In a world where everything is interconnected and dependent on each other, nothing can be completely free. Even freedom is just a concept in which we compare situations where we have more limitations to one where we have less limitations, but usually we trade some limitations for others (like trading our free time for financial freedom). As long as we exist we will have limitations, the limits of our bodies, our minds, and those through the societies and people that we relate with. Nevertheless, limitations come hand in hand with opportunities, there would be no temples in the jungle without societies, it would be hard to grow up without the protection of our mother, and we wouldn’t have the products we love without the many people working hard around the world. So while it can be good to rebel, to train and stretch our limits, at times we should love and respect the benefits that they can create too.
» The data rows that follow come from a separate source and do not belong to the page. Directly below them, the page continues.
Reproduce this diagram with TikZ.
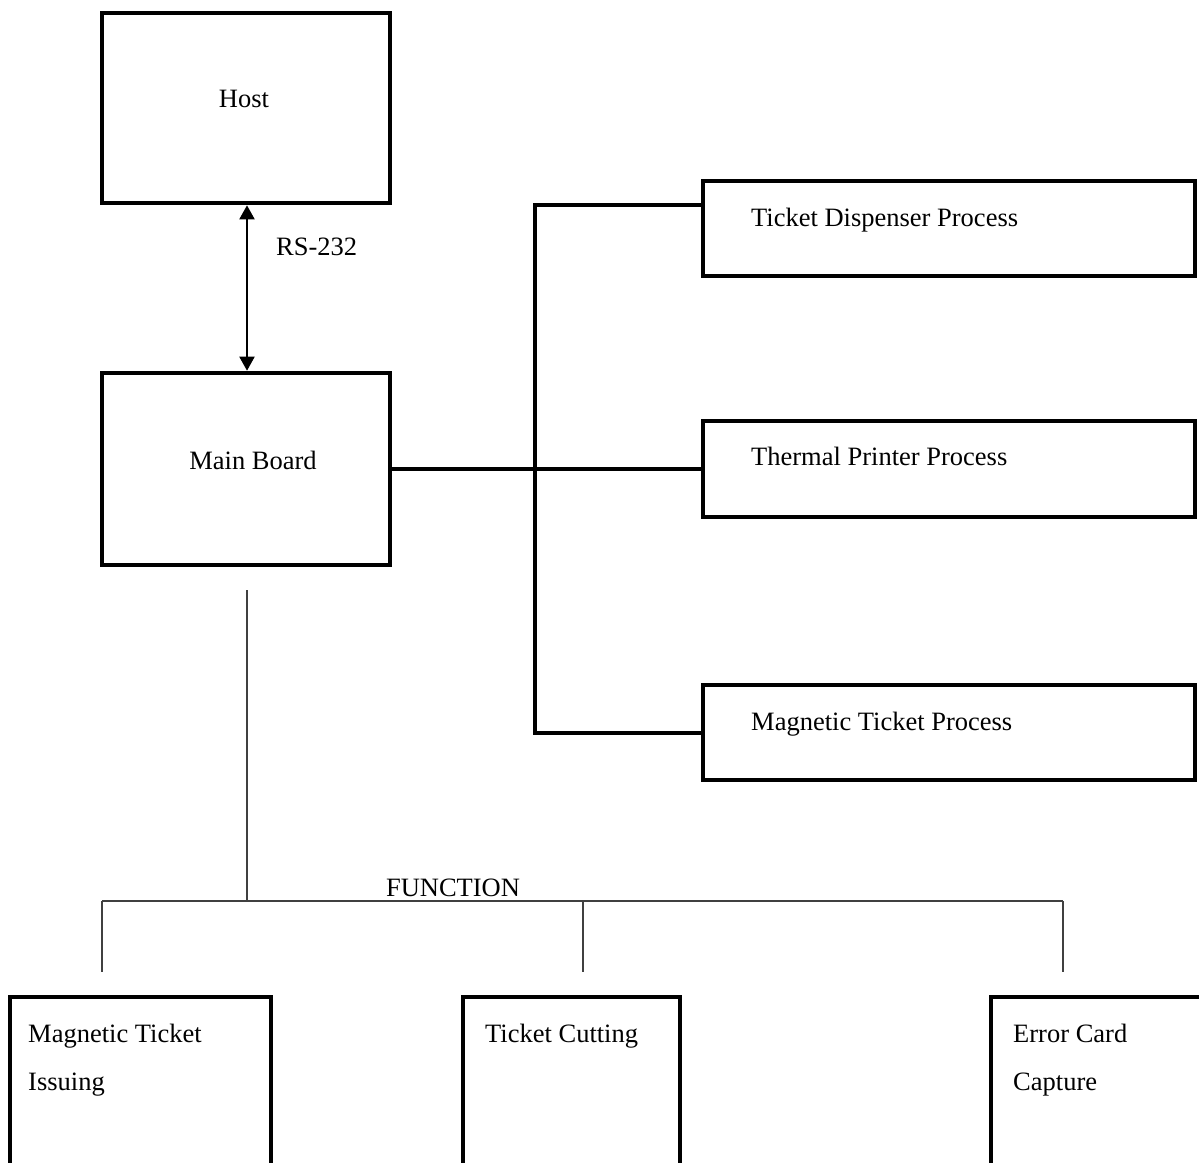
\documentclass[tikz,border=0pt]{standalone}
\usepackage{fontspec}
\setmainfont{Liberation Serif}
\usetikzlibrary{arrows.meta,calc}
\begin{document}
\begin{tikzpicture}[x=1pt,y=-1pt,
  boxline/.style={draw=black,line width=4.6pt},
  busline/.style={draw=black,line width=3.4pt},
  treeline/.style={draw=black!75,line width=1.2pt},
  lbl/.style={font=\fontsize{26.5}{30}\selectfont,inner sep=0pt},
  blk/.style={boxline,inner sep=0pt,outer sep=0pt,anchor=north west}]
\useasboundingbox (0,0) rectangle (1199,1162);
% top-left boxes
\node[blk,minimum width=288pt,minimum height=190pt] (host) at (102,13) {};
\node[blk,minimum width=288pt,minimum height=192pt] (mb) at (102,373) {};
\node[lbl] (hostt) at (244,99) {Host};
\node[lbl] (mbt) at (253,460) {Main Board};
\draw[line width=2pt,{Triangle[width=15pt,length=14pt]}-{Triangle[width=15pt,length=14pt]}] ($(host.south)+(1,2.3)$) -- ($(mb.north)+(1,-2.3)$);
\node[lbl,anchor=west] (rs) at (276,247) {RS-232};
% right boxes
\node[blk,minimum width=492pt,minimum height=95pt] (td) at (703,181) {};
\node[blk,minimum width=492pt,minimum height=96pt] (tp) at (703,421) {};
\node[blk,minimum width=492pt,minimum height=95pt] (mt) at (703,685) {};
\node[lbl,anchor=base west] (tdt) at (751,226.5) {Ticket Dispenser Process};
\node[lbl,anchor=base west] (tpt) at (751,465.5) {Thermal Printer Process};
\node[lbl,anchor=base west] (mtt) at (751,730.5) {Magnetic Ticket Process};
% bus
\coordinate (b1) at (535,205);
\coordinate (b3) at (535,733);
\draw[busline] (mt.west |- b3) -- (b3) -- (b1) -- (td.west |- b1);
\draw[busline] (mb.east) -- (tp.west);
% function tree
\coordinate (f0) at (247,901);
\coordinate (fl) at (102,901);
\coordinate (fm) at (583,901);
\coordinate (fr) at (1063,901);
\draw[treeline] ($(mb.south)+(1,25)$) -- (f0);
\draw[treeline] (fl) -- (fr);
\draw[treeline] (fl) -- ++(0,71);
\draw[treeline] (fm) -- ++(0,71);
\draw[treeline] (fr) -- ++(0,71);
\node[lbl,anchor=base] (fn) at (453,896) {FUNCTION};
% bottom boxes (open at bottom)
\node[inner sep=0pt,outer sep=0pt,anchor=north west,minimum width=261pt,minimum height=200pt] (mi) at (10,997) {};
\node[inner sep=0pt,outer sep=0pt,anchor=north west,minimum width=217pt,minimum height=200pt] (tc) at (463,997) {};
\node[inner sep=0pt,outer sep=0pt,anchor=north west,minimum width=240pt,minimum height=200pt] (ec) at (991,997) {};
\draw[boxline] (mi.south west) -- (mi.north west) -- (mi.north east) -- (mi.south east);
\draw[boxline] (tc.south west) -- (tc.north west) -- (tc.north east) -- (tc.south east);
\draw[boxline] (ec.south west) -- (ec.north west) -- (ec.north east);
\node[lbl,anchor=base west] (mi1) at (28,1042) {Magnetic Ticket};
\node[lbl,anchor=base west] (mi2) at (28,1090) {Issuing};
\node[lbl,anchor=base west] (tc1) at (485,1042) {Ticket Cutting};
\node[lbl,anchor=base west] (ec1) at (1013,1042) {Error Card};
\node[lbl,anchor=base west] (ec2) at (1013,1090) {Capture};
\end{tikzpicture}
\end{document}
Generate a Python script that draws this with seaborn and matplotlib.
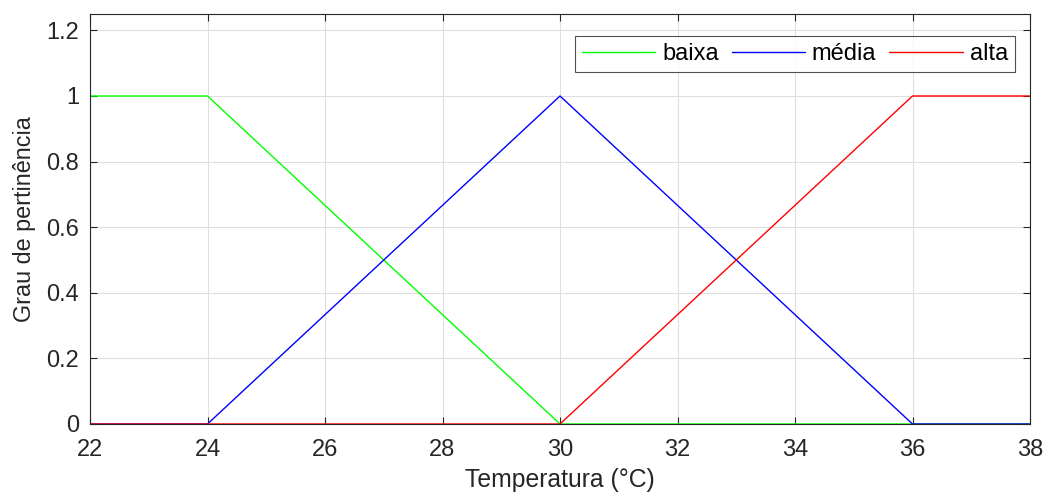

Then, when we do search for freedom, we cannot look merely at our actions: what we do, where we are, and where we go. Nor, can we look only at our inner selves: freeing our minds and forgetting about the world. As always, it is a balance that we want to be looking for, developing our minds through well-intentioned actions (doing good), and developing our actions through training our minds – to be more free in our decisions: free of our fears, desires, and anger.
Though this is not necessarily easy, I feel it is the only way in which we can truly feel and be free, no matter where you are. And every small step on this path is a big victory, not only for ourselves, but also for everyone around us. And now more than ever, everyone is around us.
As the eagles fly over the valley, the cows stroll through the streets, we humans also stumble along – in many directions, on foot and on machines. Sometimes we destroy each other and sometimes we build each other up, as our brains and our passions tell us to. Sometimes we lose ourselves in stress and loneliness, and sometimes we find each other. Meanwhile, the cows and eagles just go on as they always have.